Quer discutir os valores do integralismo e do cristianismo, as características da família tradicional brasileira e da nação, as “evidências” do terraplanismo e do não aquecimento global, tudo bem, ainda se vive em uma democracia onde se tem constitucionalmente a liberdade de expressão. Mas querer apelar para a violência em algo tão pueril quanto uma obra de humor, mesmo que supostamente débil, deve ser absolutamente reprimido. Ser tolerante não é tolerar tudo; do contrário, essa não seria mais uma virtude. Ademais, aqueles que desejariam impedir os cientistas de trabalharem e os artistas de se exprimirem, seja em nome de Deus ou de um sistema de valor, não é a tolerância que lhes falta, mas sim a inteligência e o amor à verdade. Como símbolo do direito de livre expressão, a frase atribuída a Voltaire é exemplificativa para o momento: “eu discordo do que você diz, mas defenderei até a morte o seu direito de dizê-lo”.

Em suma, ter tolerância para a injustiça e o horror que assola o outro, que nos poupa não é mais tolerância, e sim egoísmo e indiferença. Por isso, não se pode ter medo ou covardia de se dar o exato nome às coisas, seja o autor de esquerda ou de direita. Uma sociedade democrática que renuncia a defender a justiça e outros valores de um ataque intolerante e fatal está fadada à decadência, pois o ocorrido no Rio de Janeiro ameaça frontalmente a liberdade geral. Esse grupo recusou qualquer discussão lógica, colocou-se fora da lei, só respondendo à base da violência, sendo assim, a proteção deficiente da sociedade ou a tolerância ao grupo é uma incitação à atividade criminosa.

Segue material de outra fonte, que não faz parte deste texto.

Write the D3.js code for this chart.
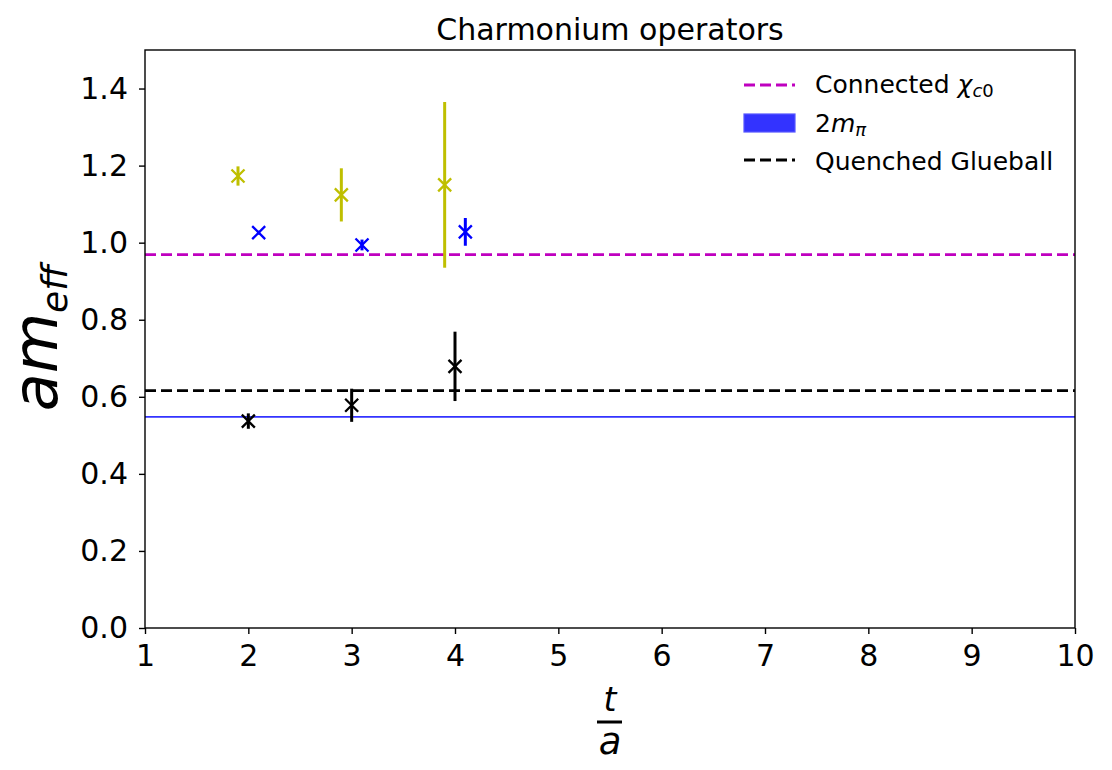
<!DOCTYPE html>
<html><head><meta charset="utf-8">
<script src="https://cdn.jsdelivr.net/npm/d3@7"></script>
<style>body{margin:0;background:#fff;} text{font-family:"DejaVu Sans",sans-serif;}</style>
</head><body>
<svg id="c" width="1112" height="770"></svg>
<script>
const xTicks = [1,2,3,4,5,6,7,8,9,10];
const yTicks = [0.0,0.2,0.4,0.6,0.8,1.0,1.2,1.4];
// yellow series
const yelT = [1.9, 2.9, 3.9];
const yelV = [1.173, 1.124, 1.150];
const yelE = [0.025, 0.069, 0.215];
// blue series
const bluT = [2.1, 3.1, 4.1];
const bluV = [1.026, 0.994, 1.028];
const bluE = [0.005, 0.014, 0.036];
// black series
const blkT = [2.0, 3.0, 4.0];
const blkV = [0.537, 0.578, 0.679];
const blkE = [0.020, 0.043, 0.090];
const chiC0 = 0.969;
const glueball = 0.616;
const twoMpi = 0.548, twoMpiErr = 0.002;

const svg = d3.select("#c");
const L=145, R=1075, T=50, B=628;
const x = d3.scaleLinear().domain([1,10]).range([L,R]);
const y = d3.scaleLinear().domain([0,1.5]).range([B,T]);
const DASH = "11,5";

// band
svg.append("rect").attr("x",L).attr("width",R-L)
  .attr("y",y(twoMpi+twoMpiErr)).attr("height",y(twoMpi-twoMpiErr)-y(twoMpi+twoMpiErr))
  .attr("fill","#3333ff").attr("fill-opacity",0.8);
svg.append("line").attr("x1",L).attr("x2",R).attr("y1",y(twoMpi)).attr("y2",y(twoMpi))
  .attr("stroke","#3333ff").attr("stroke-width",1.5);
// hlines
svg.append("line").attr("x1",L).attr("x2",R).attr("y1",y(chiC0)).attr("y2",y(chiC0))
  .attr("stroke","#bf00bf").attr("stroke-width",2.8).attr("stroke-dasharray",DASH);
svg.append("line").attr("x1",L).attr("x2",R).attr("y1",y(glueball)).attr("y2",y(glueball))
  .attr("stroke","#000").attr("stroke-width",2.8).attr("stroke-dasharray",DASH);

function series(ts, vs, es, col){
  const g = svg.append("g");
  ts.forEach((t,i)=>{
    const cx=x(t), cy=y(vs[i]);
    g.append("line").attr("x1",cx).attr("x2",cx).attr("y1",y(vs[i]+es[i])).attr("y2",y(vs[i]-es[i]))
      .attr("stroke",col).attr("stroke-width",3);
    const s=6.5;
    g.append("path").attr("d",`M${cx-s},${cy-s}L${cx+s},${cy+s}M${cx-s},${cy+s}L${cx+s},${cy-s}`)
      .attr("stroke",col).attr("stroke-width",2.3);
  });
}
series(yelT,yelV,yelE,"#bfbf00");
series(bluT,bluV,bluE,"#0000ff");
series(blkT,blkV,blkE,"#000000");

// axes
const xa = svg.append("g").attr("transform",`translate(0,${B})`)
  .call(d3.axisBottom(x).tickValues(xTicks).tickFormat(d3.format("d")).tickSize(6).tickPadding(11).tickSizeOuter(0));
const ya = svg.append("g").attr("transform",`translate(${L},0)`)
  .call(d3.axisLeft(y).tickValues(yTicks).tickFormat(d3.format(".1f")).tickSize(6).tickPadding(11).tickSizeOuter(0));
[xa,ya].forEach(a=>{
  a.selectAll("text").attr("font-size",30).attr("font-family","DejaVu Sans").attr("fill","#000");
  a.selectAll("line").attr("stroke","#000").attr("stroke-width",1.4);
  a.select(".domain").remove();
});
svg.append("rect").attr("x",L).attr("y",T).attr("width",R-L).attr("height",B-T)
  .attr("fill","none").attr("stroke","#000").attr("stroke-width",1.4);

// title
svg.append("text").attr("x",(L+R)/2).attr("y",40).attr("text-anchor","middle")
  .attr("font-size",30).text("Charmonium operators");

// y label
const yl = svg.append("text").attr("transform","translate(57,338) rotate(-90)")
  .attr("text-anchor","middle").attr("font-style","italic").attr("font-size",62);
yl.append("tspan").text("am");
yl.append("tspan").attr("font-size",36).attr("dy",10).text("eff");

// x label fraction
const xc = (L+R)/2;
svg.append("text").attr("x",xc).attr("y",711).attr("text-anchor","middle")
  .attr("font-style","italic").attr("font-size",33).text("t");
svg.append("line").attr("x1",xc-13).attr("x2",xc+12).attr("y1",722).attr("y2",722)
  .attr("stroke","#000").attr("stroke-width",3);
svg.append("text").attr("x",xc).attr("y",754).attr("text-anchor","middle")
  .attr("font-style","italic").attr("font-size",37).text("a");

// legend
const lg = svg.append("g");
lg.append("line").attr("x1",744).attr("x2",795).attr("y1",85).attr("y2",85)
  .attr("stroke","#bf00bf").attr("stroke-width",2.8).attr("stroke-dasharray",DASH);
lg.append("rect").attr("x",744).attr("y",114).attr("width",51).attr("height",18)
  .attr("fill","#3333ff").attr("stroke","#5555ff").attr("stroke-width",1.2);
lg.append("line").attr("x1",744).attr("x2",795).attr("y1",160).attr("y2",160)
  .attr("stroke","#000").attr("stroke-width",2.8).attr("stroke-dasharray",DASH);
const t1 = lg.append("text").attr("x",815).attr("y",93).attr("font-size",25);
t1.append("tspan").text("Connected ");
t1.append("tspan").attr("font-style","italic").text("χ");
t1.append("tspan").attr("font-style","italic").attr("font-size",18).attr("dy",4).text("c");
t1.append("tspan").attr("font-size",18).text("0");
const t2 = lg.append("text").attr("x",815).attr("y",132).attr("font-size",25);
t2.append("tspan").text("2");
t2.append("tspan").attr("font-style","italic").text("m");
t2.append("tspan").attr("font-style","italic").attr("font-size",18).attr("dy",4).text("π");
lg.append("text").attr("x",815).attr("y",170).attr("font-size",25).text("Quenched Glueball");
</script>
</body></html>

Não há inteligência sem liberdade de julgamento e de expressão, muito menos sociedade próspera sob o jugo de uma só ideologia; portanto, jogar coquetéis molotov em um estabelecimento, pelo simples fato de um vídeo satírico não compartilhar a sua “verdade”, é tentar subjugar a democracia e suas liberdades fundamentais. Para se opor ao fanatismo, ao sectarismo, ao autoritarismo, tem-se o rigor da lei. Sejamos intolerantes!